Ce que j’aime bien avec Camus, c’est sa façon, sur un ton neutre et avec des mots simples, de nous dire la vérité. Cette vérité, on avait pu la soupçonner auparavant, mais sans forcément parvenir à l´extirper de la linéarité continue de notre quotidien. Camus se sert de cette même linéarité pour mettre pile le doigt dessus_et souvent là où ça fait mal. La peste, faux témoignage détaché de toute forme d’émotion, ne se gêne pas pour nous mettre devant les yeux son lot de vérités sur la nature humaine, mettant son lecteur face à ses personnages (et donc à lui-même): ce que vivent les habitants de la ville d’Oran en temps de peste, n’importe qui pourrait le vivre. Maintenant, peut-être. Dans ce roman, tout le monde est mis au même niveau, sans élus ni damnés, et c’est une erreur de croire que l’on peut échapper au fléau: ce dernier est omniprésent, ronge la ville et ses habitants, avec l’intention de n’en épargner aucun.
Malgré toute la lucidité magnifique dont ruisselle l’ouvrage, il faut cependant tenir bon pour le lire: « La Peste » est empli d’une monotonie pesante, quoique nécessaire: Hormis au début et à la fin, le livre est en effet plongé dans une torpeur permanente, où seul compte le présent, qui se répète jour après jour, adoptant ainsi l’atmosphère de cette ville assiégée. Assiégée, oui, c’est le mot: la peste qui l´accable sera toujours évoquée à la manière d´un ennemi belliqueux, avec lequel il est impossible de traiter (on pense inévitablement au nazisme).

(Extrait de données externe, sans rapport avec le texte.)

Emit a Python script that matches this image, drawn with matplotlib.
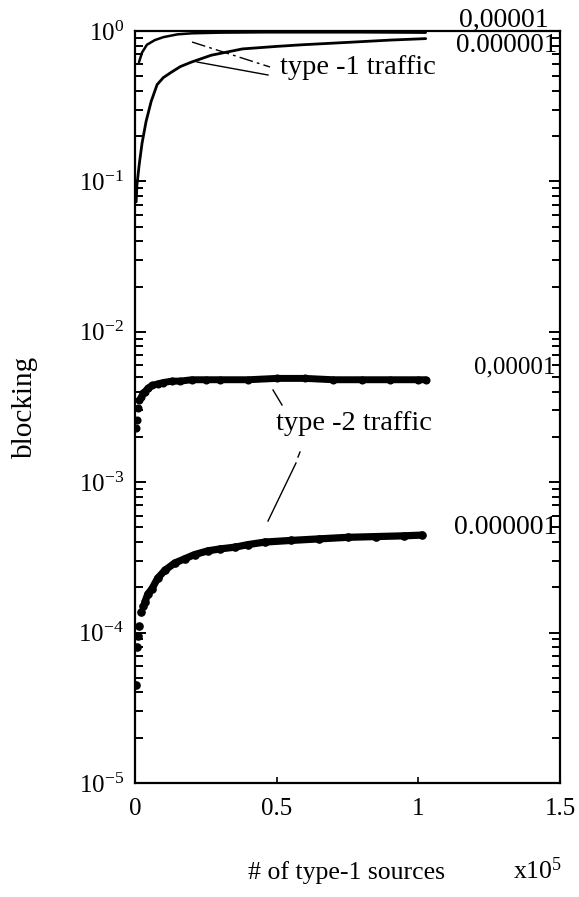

Si on ne peut pas fuir, ni négocier, alors que faire? Chaque personnage aura sa manière d’agir, plus ou moins discutable: celui-ci se réfugiera dans la foi, préférant remettre sa destinée entre les mains de Dieu, celui-là choisira d’abord la fuite vers un amour idéalisé, cet autre refusera de voir les choses en face avant la mort de son enfant, cet autre encore se réjouira de la situation, qui lui fera se sentir l’égal des autres dans le mal. Et puis on aura le « héros », médecin de profession, qui, lui, ne se bat au nom d’aucune idée, d’aucun idéal plus grand que lui. Soigner les gens est son métier, et l’heure est grave, alors simplement, il constate ce qui se passe, et fait ce qu’il y a à faire, d’abord pour les soins à apporter, ensuite pour le « devoir » de témoigner de ce qu’il a vécu, afin d’aider ceux qui lui succèderont. Tout ce qui compte, c’est ce qui se passe ici, maintenant, et l’action qui doit en découler. Le reste n’est qu’objectifs incertains et principes inadaptés à la situation (c’est d’ailleurs là que la « neutralité » du livre trouve ses limites: si le narrateur ne prend pas parti, l’auteur si, et on peut le constater en voyant quels personnages s’en tirent le mieux à la fin: ils correspondent à l’idéal humain de Camus, celui de l’homme qui accepte sa condition limitée, tout en l’affrontant).
Camus, comme ses protagonistes, n’a pas pour but de changer la face du monde; il se contente d’observer, d’agir quand c’est nécessaire, puis d’informer. Il espère ainsi que les gens sauront, à défaut de pouvoir toujours agir. L’homme est prisonnier de l’existence depuis le départ; mais le fait qu’il prenne conscience de cet emprisonnement est déjà une victoire; et le fait qu’il tente d’agir sur cette même condition, même si la lutte est vouée à l´échec, et que le résultat final ne peut en être que la mort, est une victoire encore plus grande.
Mais lui, Rieux, qu’avait-il gagné? Il avait seulement gagné d’avoir connu la peste et de s´en souvenir, d’avoir connu l’amitié et de s’en souvenir, de connaître la tendresse et de devoir un jour s’en souvenir. Tout ce que l´homme pouvait gagner au jeu de la peste et de la vie c’était la connaissance et la mémoire. Peut-être était-ce cela ce que Tarrou appelait « gagner la partie »!